* **Description of the task**: From the entries below, print exactly the span beginning with the line holding "Reproduce this chart with Apache ECharts." and ending with the line holding "const orderTicks = [1, 5, 10, 15, 20, 25, 30];", endpoints included, and skip any pictures.
## BEGIN Material provided
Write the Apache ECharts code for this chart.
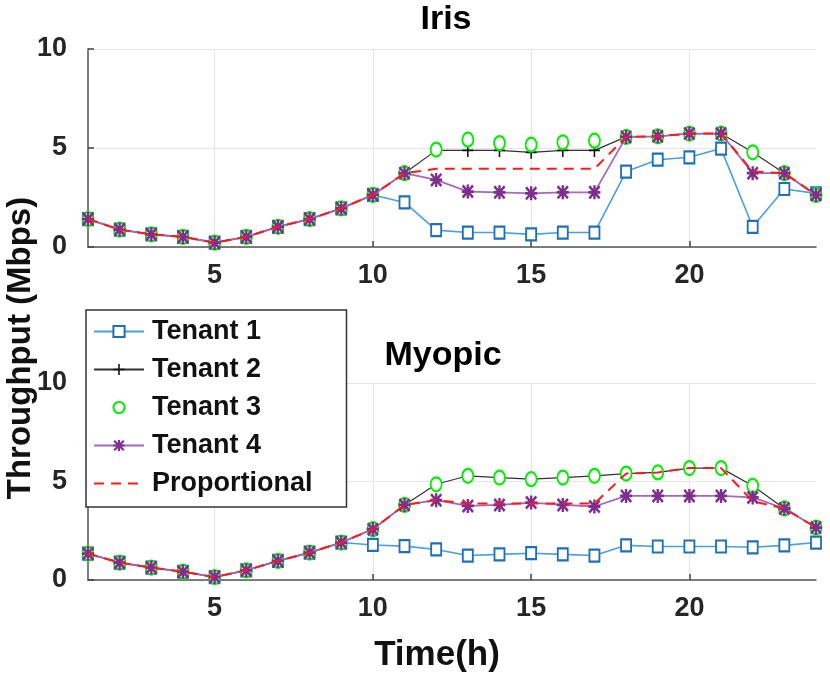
<!DOCTYPE html>
<html>
<head>
<meta charset="utf-8">
<script src="https://cdn.jsdelivr.net/npm/echarts@6/dist/echarts.min.js"></script>
<style>
html,body{margin:0;padding:0;background:#fff;}
#chart{width:830px;height:679px;}
</style>
</head>
<body>
<div id="chart"></div>
<script>
// ---- data ----
const hours = [1,2,3,4,5,6,7,8,9,10,11,12,13,14,15,16,17,18,19,20,21,22,23,24];
const xTicks = [5,10,15,20];
const yTicks = [0,5,10];
const seriesNames = ['Tenant 1','Tenant 2','Tenant 3','Tenant 4','Proportional'];
const panelTitles = ['Iris','Myopic'];

const irisT1   = [1.41,0.88,0.64,0.51,0.22,0.51,1.02,1.41,1.95,2.63,2.25,0.85,0.73,0.73,0.64,0.73,0.73,3.81,4.41,4.53,4.97,1.02,2.93,2.71];
const irisT2   = [1.41,0.88,0.64,0.51,0.22,0.51,1.02,1.41,1.95,2.63,3.73,4.88,4.88,4.88,4.78,4.88,4.88,5.56,5.59,5.73,5.73,4.78,3.73,2.63];
const irisT3   = [1.41,0.88,0.64,0.51,0.22,0.51,1.02,1.41,1.95,2.63,3.73,4.92,5.42,5.25,5.17,5.29,5.37,5.56,5.59,5.73,5.73,4.78,3.73,2.63];
const irisT4   = [1.41,0.88,0.64,0.51,0.22,0.51,1.02,1.41,1.95,2.63,3.73,3.39,2.80,2.76,2.71,2.76,2.76,5.56,5.59,5.73,5.73,3.73,3.73,2.63];
const irisProp = [1.41,0.88,0.64,0.51,0.22,0.51,1.02,1.41,1.95,2.63,3.73,3.95,3.95,3.95,3.95,3.95,3.95,5.56,5.59,5.73,5.73,3.81,3.73,2.63];

const myoT1   = [1.34,0.88,0.63,0.42,0.15,0.49,0.97,1.39,1.90,1.78,1.72,1.55,1.24,1.30,1.36,1.30,1.24,1.76,1.70,1.70,1.70,1.66,1.76,1.90];
const myoT2   = [1.34,0.88,0.63,0.42,0.15,0.49,0.97,1.39,1.90,2.58,3.81,4.86,5.29,5.20,5.12,5.20,5.29,5.40,5.46,5.68,5.68,4.78,3.63,2.66];
const myoT3   = [1.34,0.88,0.63,0.42,0.15,0.49,0.97,1.39,1.90,2.58,3.81,4.86,5.29,5.20,5.12,5.20,5.29,5.40,5.46,5.68,5.68,4.78,3.63,2.66];
const myoT4   = [1.34,0.88,0.63,0.42,0.15,0.49,0.97,1.39,1.90,2.58,3.81,4.05,3.76,3.81,3.93,3.81,3.73,4.27,4.27,4.27,4.27,4.19,3.63,2.66];
const myoProp = [1.34,0.88,0.63,0.42,0.15,0.49,0.97,1.39,1.90,2.58,3.81,4.05,3.88,3.88,3.88,3.88,3.88,5.40,5.46,5.68,5.68,4.00,3.63,2.66];

// ---- styles ----
const FONT = '"Liberation Sans", Arial, Helvetica, sans-serif';
const PLUS = 'path://M4.3,0H5.7V10H4.3Z M0,4.3H10V5.7H0Z';
const STAR = 'path://M4,0H6V10H4Z M0,4H10V6H0Z M1.4,0L10,8.6L8.6,10L0,1.4Z M8.6,0L10,1.4L1.4,10L0,8.6Z';

function pairs(vals){ return hours.map((h,i)=>[h, vals[i]]); }

function panelSeries(idx, t1, t2, t3, t4, prop){
  return [
    { name: seriesNames[0], type:'line', xAxisIndex:idx, yAxisIndex:idx, data:pairs(t1),
      symbol:'emptyRect', symbolSize:[10,12], showAllSymbol:true,
      lineStyle:{color:'#4a9fdc', width:1.6},
      itemStyle:{color:'#1f70b8', borderWidth:1.6}, z:2, animation:false },
    { name: seriesNames[1], type:'line', xAxisIndex:idx, yAxisIndex:idx, data:pairs(t2),
      symbol:PLUS, symbolSize:[11,13], showAllSymbol:true,
      lineStyle:{color:'#333333', width:1.2},
      itemStyle:{color:'#111111', borderWidth:0}, z:3, animation:false },
    { name: seriesNames[2], type:'line', xAxisIndex:idx, yAxisIndex:idx, data:pairs(t3),
      symbol:'emptyCircle', symbolSize:[11,14], showAllSymbol:true,
      lineStyle:{width:0, opacity:0},
      itemStyle:{color:'#00ee00', borderWidth:1.8}, z:4, animation:false },
    { name: seriesNames[3], type:'line', xAxisIndex:idx, yAxisIndex:idx, data:pairs(t4),
      symbol:STAR, symbolSize:[12,14], showAllSymbol:true,
      lineStyle:{color:'#a06bbf', width:1.8},
      itemStyle:{color:'#7e2f8e', borderWidth:0}, z:5, animation:false },
    { name: seriesNames[4], type:'line', xAxisIndex:idx, yAxisIndex:idx, data:pairs(prop),
      symbol:'none',
      lineStyle:{color:'#ff1a1a', width:2, type:[10,7]},
      itemStyle:{color:'#ff1a1a'}, z:6, animation:false }
  ];
}

function xAxisDef(idx){
  return {
    type:'value', gridIndex:idx, min:1, max:24,
    axisLine:{show:true, onZero:false, lineStyle:{color:'#555', width:1.5}},
    axisTick:{show:true, inside:true, length:6, customValues:xTicks, lineStyle:{color:'#444', width:1.5}},
    axisLabel:{customValues:xTicks, margin:15, color:'#262626', fontSize:27, fontWeight:'bold', fontFamily:FONT},
    splitLine:{show:true, lineStyle:{color:'#e6e6e6', width:1.2}}
  };
}
function yAxisDef(idx){
  return {
    type:'value', gridIndex:idx, min:0, max:10, interval:5,
    axisLine:{show:true, lineStyle:{color:'#555', width:1.5}},
    axisTick:{show:true, inside:true, length:6, lineStyle:{color:'#444', width:1.5}},
    axisLabel:{margin:21, color:'#262626', fontSize:27, fontWeight:'bold', fontFamily:FONT,
      formatter:(v)=> yTicks.indexOf(v) >= 0 ? String(v) : ''},
    splitLine:{show:true, lineStyle:{color:'#e6e6e6', width:1.2}}
  };
}

const legendData = seriesNames.map((n, i) => i === 4
  ? {name:n, itemStyle:{color:'rgba(0,0,0,0)', borderWidth:0, opacity:0}}
  : {name:n});

const chart = echarts.init(document.getElementById('chart'), null, {renderer:'canvas'});
chart.setOption({
  backgroundColor:'#ffffff',
  animation:false,
  title:[
    {text:panelTitles[0], left:446, textAlign:'center', top:3, padding:0,
     textStyle:{fontSize:34, fontWeight:'bold', color:'#000', fontFamily:FONT}},
    {text:panelTitles[1], left:443, textAlign:'center', top:339, padding:0,
     textStyle:{fontSize:34, fontWeight:'bold', color:'#000', fontFamily:FONT}}
  ],
  grid:[
    {left:88, right:14, top:49, height:198, containLabel:false},
    {left:88, right:14, top:383, height:197, containLabel:false}
  ],
  xAxis:[xAxisDef(0), xAxisDef(1)],
  yAxis:[yAxisDef(0), yAxisDef(1)],
  legend:{
    orient:'vertical', left:86, top:310,
    data:legendData,
    itemWidth:50, itemHeight:14, itemGap:11,
    padding:[8,34,10,7],
    backgroundColor:'#ffffff', borderColor:'#333', borderWidth:1.5, borderRadius:0,
    textStyle:{fontSize:27, fontWeight:'bold', color:'#111', fontFamily:FONT, padding:[0,0,0,3]},
    selectedMode:false, z:20
  },
  graphic:[
    {type:'text', x:21, y:348, rotation:Math.PI/2, z:100,
     style:{text:'Throughput (Mbps)', align:'center', verticalAlign:'middle',
            font:'bold 33px ' + FONT, fill:'#111'}},
    {type:'text', x:437, y:655, z:100,
     style:{text:'Time(h)', align:'center', verticalAlign:'middle',
            font:'bold 35px ' + FONT, fill:'#111'}}
  ],
  series:[].concat(
    panelSeries(0, irisT1, irisT2, irisT3, irisT4, irisProp),
    panelSeries(1, myoT1, myoT2, myoT3, myoT4, myoProp)
  )
});
</script>
</body>
</html>
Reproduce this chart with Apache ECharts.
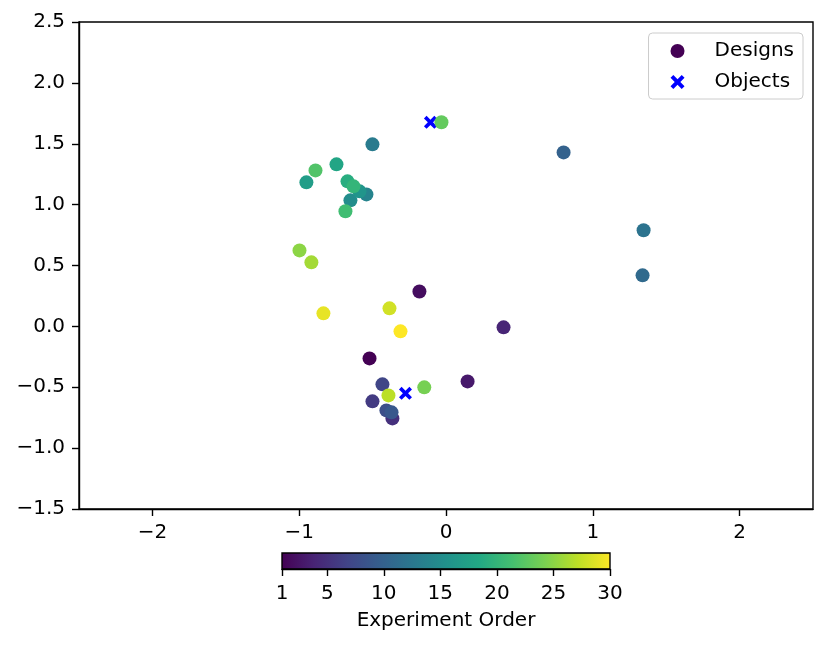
<!DOCTYPE html>
<html>
<head>
<meta charset="utf-8">
<script src="https://cdn.jsdelivr.net/npm/echarts@6/dist/echarts.min.js"></script>
<style>
  html, body { margin: 0; padding: 0; background: #fff; }
  #chart { width: 828px; height: 647px; }
</style>
</head>
<body>
<div id="chart"></div>
<script>
// design points, listed in experiment order
const designX = [-0.521, -0.181, 0.147, 0.392, -0.365, -0.501, -0.433, -0.406, -0.371, 0.801,
  1.339, 1.346, -0.501, -0.542, -0.651, -0.589, -0.951, -0.746, -0.671, -0.630,
  -0.685, -0.889, -0.031, -0.148, -0.998, -0.917, -0.392, -0.385, -0.835, -0.310];
const designY = [-0.263, 0.287, -0.452, -0.008, -0.756, -0.616, -0.476, -0.690, -0.706, 1.429,
  0.419, 0.789, 1.495, 1.084, 1.035, 1.109, 1.183, 1.331, 1.191, 1.150,
  0.945, 1.281, 1.676, -0.501, 0.624, 0.526, -0.567, 0.148, 0.107, -0.041];
const designOrder = [1, 2, 3, 4, 5, 6, 7, 8, 9, 10, 11, 12, 13, 14, 15,
  16, 17, 18, 19, 20, 21, 22, 23, 24, 25, 26, 27, 28, 29, 30];

const objectX = [-0.106, -0.276];
const objectY = [1.676, -0.550];

const xTicks = [-2, -1, 0, 1, 2];
const orderTicks = [1, 5, 10, 15, 20, 25, 30];

const viridis = ["#440154", "#482475", "#414487", "#355f8d", "#2a788e", "#21918c",
  "#22a884", "#44bf70", "#7ad151", "#bddf26", "#fde725"];

const font = "DejaVu Sans";
const minus = v => String(v).replace("-", "\u2212");
const crossPath = "path://M2,0L5,3L8,0L10,2L7,5L10,8L8,10L5,7L2,10L0,8L3,5L0,2Z";

let myChart = echarts.init(document.getElementById("chart"));
let axisCommon = {
  axisLine: { show: true, onZero: false, lineStyle: { color: "#000", width: 1.4 } },
  axisTick: { show: true, inside: false, length: 7, lineStyle: { color: "#000", width: 1.4 } },
  axisLabel: { color: "#000", fontFamily: font, fontSize: 20, margin: 14 },
  splitLine: { show: false }
};
let option = {
  animation: false,
  grid: [
    { left: 79, right: 15, top: 22, bottom: 138, show: true, borderColor: "#000", borderWidth: 1.4 },
    {
      left: 282, top: 553, width: 328, height: 16, show: true, borderColor: "#000", borderWidth: 1.4,
      backgroundColor: new echarts.graphic.LinearGradient(0, 0, 1, 0,
        viridis.map((c, i) => ({ offset: i / (viridis.length - 1), color: c })))
    }
  ],
  xAxis: [
    Object.assign({}, axisCommon, {
      type: "value", gridIndex: 0, min: -2.5, max: 2.5,
      axisTick: Object.assign({}, axisCommon.axisTick, { customValues: xTicks }),
      axisLabel: Object.assign({}, axisCommon.axisLabel, { customValues: xTicks, formatter: v => minus(v) })
    }),
    Object.assign({}, axisCommon, {
      type: "value", gridIndex: 1, min: 1, max: 30,
      axisTick: Object.assign({}, axisCommon.axisTick, { customValues: orderTicks }),
      axisLabel: Object.assign({}, axisCommon.axisLabel, { customValues: orderTicks, margin: 15 }),
      name: "Experiment Order", nameLocation: "middle", nameGap: 42,
      nameTextStyle: { color: "#000", fontFamily: font, fontSize: 20 }
    })
  ],
  yAxis: [
    Object.assign({}, axisCommon, {
      type: "value", gridIndex: 0, min: -1.5, max: 2.5, interval: 0.5,
      axisLabel: Object.assign({}, axisCommon.axisLabel, { formatter: v => minus(v.toFixed(1)) })
    }),
    { type: "value", gridIndex: 1, show: false, min: 0, max: 1 }
  ],
  visualMap: {
    show: false, type: "continuous", min: 1, max: 30, dimension: 2, seriesIndex: 1,
    inRange: { color: viridis }
  },
  legend: {
    orient: "vertical", right: 25, top: 33,
    padding: [7, 9, 6, 22], itemGap: 9, itemWidth: 48, itemHeight: 14,
    backgroundColor: "#fff", borderColor: "#cccccc", borderWidth: 1, borderRadius: 4,
    textStyle: { color: "#000", fontFamily: font, fontSize: 20, lineHeight: 22, padding: [0, 0, 0, 8] },
    data: [
      { name: "Designs", icon: "circle", itemStyle: { color: "#440154" } },
      { name: "Objects", icon: crossPath, itemStyle: { color: "#0000ff" } }
    ]
  },
  series: [
    {
      name: "Objects", type: "scatter", xAxisIndex: 0, yAxisIndex: 0,
      symbol: crossPath, symbolSize: 13, itemStyle: { color: "#0000ff", opacity: 1 },
      data: objectX.map((x, i) => [x, objectY[i]])
    },
    {
      name: "Designs", type: "scatter", xAxisIndex: 0, yAxisIndex: 0,
      symbolSize: 14, itemStyle: { opacity: 1 },
      data: designX.map((x, i) => [x, designY[i], designOrder[i]])
    }
  ]
};
myChart.setOption(option);
</script>
</body>
</html>
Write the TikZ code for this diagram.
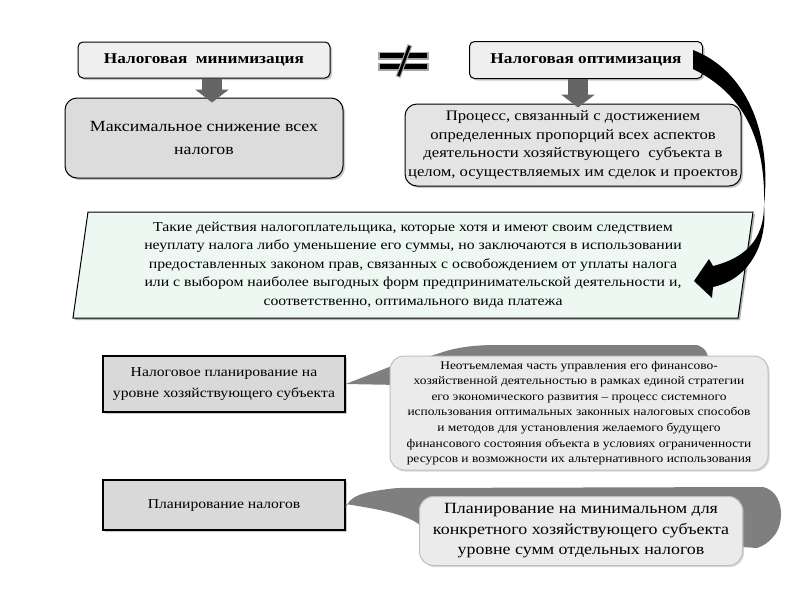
\documentclass[tikz,border=0pt]{standalone}
\usepackage{fontspec}
\setmainfont[FakeStretch=1.15]{Liberation Serif}
\usetikzlibrary{shadows,arrows.meta,calc}
\definecolor{hdrfill}{HTML}{EFEFEF}
\definecolor{boxfill}{HTML}{DCDCDC}
\definecolor{procfill}{HTML}{E4E4E4}
\definecolor{mint}{HTML}{EEF8F3}
\definecolor{sqfill}{HTML}{D9D9D9}
\definecolor{callfill}{HTML}{EBEBEB}
\definecolor{blobgray}{HTML}{7F7F7F}
\definecolor{arrgray}{HTML}{656565}
\begin{document}
\begin{tikzpicture}[x=1pt,y=-1pt,
  shd/.style={drop shadow={shadow xshift=2pt,shadow yshift=-2pt,fill=black!35,opacity=0.6}},
  hdr/.style={draw=black,line width=1pt,rounded corners=5pt,fill=hdrfill,shd,
    font=\bfseries\fontsize{15}{18}\selectfont,inner sep=0pt},
  rbox/.style={draw=black,line width=1pt,rounded corners=12pt,shd,align=center,inner sep=0pt},
  sqbox/.style={draw=black,line width=1.3pt,fill=sqfill,shd,align=center,inner sep=0pt,
    font=\fontsize{13.6}{21}\selectfont},
  callout/.style={draw=black!25,line width=1pt,rounded corners=14pt,fill=callfill,align=center,inner sep=0pt,
    drop shadow={shadow xshift=1.5pt,shadow yshift=-1.5pt,fill=black!30,opacity=0.5}},
  blockarrow/.style={line width=20pt,draw=arrgray,-{Triangle[width=33pt,length=13pt]}}
]
\useasboundingbox (0,0) rectangle (800,600);

% top boxes
\node[hdr,minimum width=252,minimum height=36] (min) at (204,60) {Налоговая\ \ минимизация};
\node[hdr,minimum width=233,minimum height=37] (opt) at (586,60) {Налоговая оптимизация};
\node[rbox,fill=boxfill,minimum width=278,minimum height=80,font=\fontsize{15.5}{23}\selectfont] (max) at (204,138)
  {Максимальное снижение всех\\налогов};
\node[rbox,fill=procfill,minimum width=336,minimum height=82,font=\fontsize{14.5}{18.7}\selectfont] (proc) at (573,145)
  {Процесс, связанный с достижением\\определенных пропорций всех аспектов\\деятельности хозяйствующего\ \ субъекта в\\целом, осуществляемых им сделок и проектов};

% block arrows
\draw[blockarrow] ([xshift=8pt]min.south) -- ([xshift=8pt,yshift=-5pt]max.north);
\draw[blockarrow] ([xshift=-8pt]opt.south) -- ([xshift=5pt,yshift=-4pt]proc.north);

% not-equal sign
\draw[line width=8pt,black!35] (378,55.5) -- (429,55.5) (378,66.5) -- (429,66.5);
\draw[line width=4.5pt,black] (380,55.5) -- (427,55.5) (380,66.5) -- (427,66.5);
\draw[line width=5pt,black!35] (398,77) -- (410,45);
\draw[line width=2.6pt,black] (398.5,76) -- (409.5,46);

% parallelogram
\fill[black!30] (90,214) -- (755,214) -- (740,320) -- (75,320) -- cycle;
\filldraw[fill=mint,draw=black,line width=1pt] (88,212) -- (753,212) -- (738,318) -- (73,318) -- cycle;
\node[align=center,font=\fontsize{13.7}{18.4}\selectfont,inner sep=0pt] (def) at (413,265)
  {Такие действия налогоплательщика, которые хотя и имеют своим следствием\\
   неуплату налога либо уменьшение его суммы, но заключаются в использовании\\
   предоставленных законом прав, связанных с освобождением от уплаты налога\\
   или с выбором наиболее выгодных форм предпринимательской деятельности и,\\
   соответственно, оптимального вида платежа};

% curved black arrow
\fill[black] ([xshift=-10pt,yshift=-1pt]opt.east) -- ([xshift=-10pt,yshift=10pt]opt.east)
  .. controls (745,70) and (772,130) .. (764,205)
  .. controls (766,135) and (740,92) .. ([xshift=-10pt,yshift=-9pt]opt.east) -- cycle;
\fill[black] (764,205) .. controls (764,240) and (745,258) .. (713,266)
  -- (709,259) -- (694,281) -- (712,298) -- (713,287)
  .. controls (746,280) and (768,248) .. (764,205) -- cycle;

% lower left boxes
\node[sqbox,minimum width=242,minimum height=56] (plan1) at (224,384)
  {Налоговое планирование на\\уровне хозяйствующего субъекта};
\node[sqbox,minimum width=242,minimum height=50] (plan2) at (224,505) {Планирование налогов};

% callout blobs
\fill[blobgray] (plan1.east) -- (397,364) .. controls (420,360) and (430,356) .. (440,353)
  .. controls (460,346) and (480,345) .. (497,345) -- (697,345)
  .. controls (703,347) and (706,350) .. (708,356) -- (400,385) -- cycle;
\fill[blobgray] ([yshift=-3pt]plan2.east) .. controls (350,496) and (360,492) .. (397,488)
  -- (763,487) .. controls (785,492) and (785,525) .. (773,537)
  .. controls (768,543) and (763,546) .. (757,548) -- (420,525)
  .. controls (405,513) and (370,508) .. ([yshift=1pt]plan2.east) -- cycle;

% callouts
\node[callout,minimum width=378,minimum height=114,font=\fontsize{11.7}{15.6}\selectfont] (c1) at (579,413)
  {Неотъемлемая часть управления его финансово-\\
   хозяйственной деятельностью в рамках единой стратегии\\
   его экономического развития – процесс системного\\
   использования оптимальных законных налоговых способов\\
   и методов для установления желаемого будущего\\
   финансового состояния объекта в условиях ограниченности\\
   ресурсов и возможности их альтернативного использования};
\node[callout,minimum width=323,minimum height=69,font=\fontsize{15.6}{20.5}\selectfont] (c2) at (581,531)
  {Планирование на минимальном для\\конкретного хозяйствующего субъекта\\уровне сумм отдельных налогов};
\end{tikzpicture}
\end{document}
## END Material provided
* **Task response**:
Reproduce this chart with Apache ECharts.
<!DOCTYPE html>
<html>
<head>
<meta charset="utf-8">
<script src="https://cdn.jsdelivr.net/npm/echarts@6/dist/echarts.min.js"></script>
<style>
  html, body { margin: 0; padding: 0; background: #fff; }
  #chart { width: 828px; height: 647px; }
</style>
</head>
<body>
<div id="chart"></div>
<script>
// design points, listed in experiment order
const designX = [-0.521, -0.181, 0.147, 0.392, -0.365, -0.501, -0.433, -0.406, -0.371, 0.801,
  1.339, 1.346, -0.501, -0.542, -0.651, -0.589, -0.951, -0.746, -0.671, -0.630,
  -0.685, -0.889, -0.031, -0.148, -0.998, -0.917, -0.392, -0.385, -0.835, -0.310];
const designY = [-0.263, 0.287, -0.452, -0.008, -0.756, -0.616, -0.476, -0.690, -0.706, 1.429,
  0.419, 0.789, 1.495, 1.084, 1.035, 1.109, 1.183, 1.331, 1.191, 1.150,
  0.945, 1.281, 1.676, -0.501, 0.624, 0.526, -0.567, 0.148, 0.107, -0.041];
const designOrder = [1, 2, 3, 4, 5, 6, 7, 8, 9, 10, 11, 12, 13, 14, 15,
  16, 17, 18, 19, 20, 21, 22, 23, 24, 25, 26, 27, 28, 29, 30];

const objectX = [-0.106, -0.276];
const objectY = [1.676, -0.550];

const xTicks = [-2, -1, 0, 1, 2];
const orderTicks = [1, 5, 10, 15, 20, 25, 30];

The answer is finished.